Gifts are excludable from taxable income if they are not compensation for services performed. A gift “proceeds from a ‘detached and disinterested generosity,’ ... ‘out of affection, respect, admiration, charity or like impulses’” (Commissioner v. Duberstein, 363 U.S. 278, 285 (1960)). But if the payments received come from a “the constraining force of any moral or legal duty” the income cannot be considered a gift (Commissioner v. Duberstein, 363 U.S. 278, 285 (1960)). Therefore truly benevolent gifts are not taxable to the recipient.
The tax deductibility of a gift by a donor to a fund collected on behalf of a family is dependent on the fact and circumstances of each case.
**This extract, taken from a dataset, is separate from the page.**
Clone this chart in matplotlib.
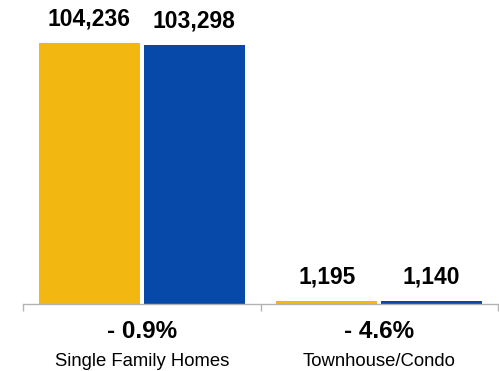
import matplotlib
matplotlib.use("Agg")
import matplotlib.pyplot as plt
import numpy as np

categories = ["Single Family Homes", "Townhouse/Condo"]
prior_year = [104236, 1195]
current_year = [103298, 1140]
pct_change = ["- 0.9%", "- 4.6%"]

plt.rcParams["font.family"] = ["Liberation Sans", "DejaVu Sans"]

fig = plt.figure(figsize=(4.99, 3.71), dpi=100)
ax = fig.add_axes([23 / 499, 67 / 371, 475 / 499, 284 / 371])

x = np.arange(len(categories))
width = 0.425
offset = 0.221
yellow = "#F2B711"
blue = "#0649A8"

b1 = ax.bar(x - offset, prior_year, width, color=yellow)
b2 = ax.bar(x + offset, current_year, width, color=blue)

for bars, vals in ((b1, prior_year), (b2, current_year)):
    for rect, v in zip(bars, vals):
        ax.annotate(f"{v:,}", (rect.get_x() + rect.get_width() / 2, v),
                    xytext=(0, 9), textcoords="offset points",
                    ha="center", va="bottom", fontsize=16.5, fontweight="bold")

ax.set_xlim(-0.5, 1.5)
ax.set_ylim(0, 104236 * 284 / 261)

for s in ("top", "right", "left"):
    ax.spines[s].set_visible(False)
ax.spines["bottom"].set_color("#b3b3b3")
ax.spines["bottom"].set_linewidth(1.0)
ax.set_yticks([])
ax.set_xticks([-0.5, 0.5, 1.5])
ax.set_xticklabels([])
ax.tick_params(axis="x", length=5, color="#b3b3b3", width=1.0)

for xi, cat, pc in zip(x, categories, pct_change):
    ax.annotate(pc, (xi, 0), xycoords=("data", "axes fraction"),
                xytext=(0, -27), textcoords="offset pixels",
                ha="center", va="center", fontsize=17.5, fontweight="bold")
    ax.annotate(cat, (xi, 0), xycoords=("data", "axes fraction"),
                xytext=(0, -57), textcoords="offset pixels",
                ha="center", va="center", fontsize=13.3)

fig.savefig("out.png", dpi=100)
The deductibility lies in the control of the monies and purpose of the organization. According to Richard R. Hammar in his book 2015 Church and Clergy Tax Guide, “If a donor stipulates that a contribution be spent on a designated individual, no deduction ordinarily is allowed unless the church exercises full administrative control over the donated funds to ensure that they are being spent in furtherance of the church’s exempt purposes” (p. 384-385).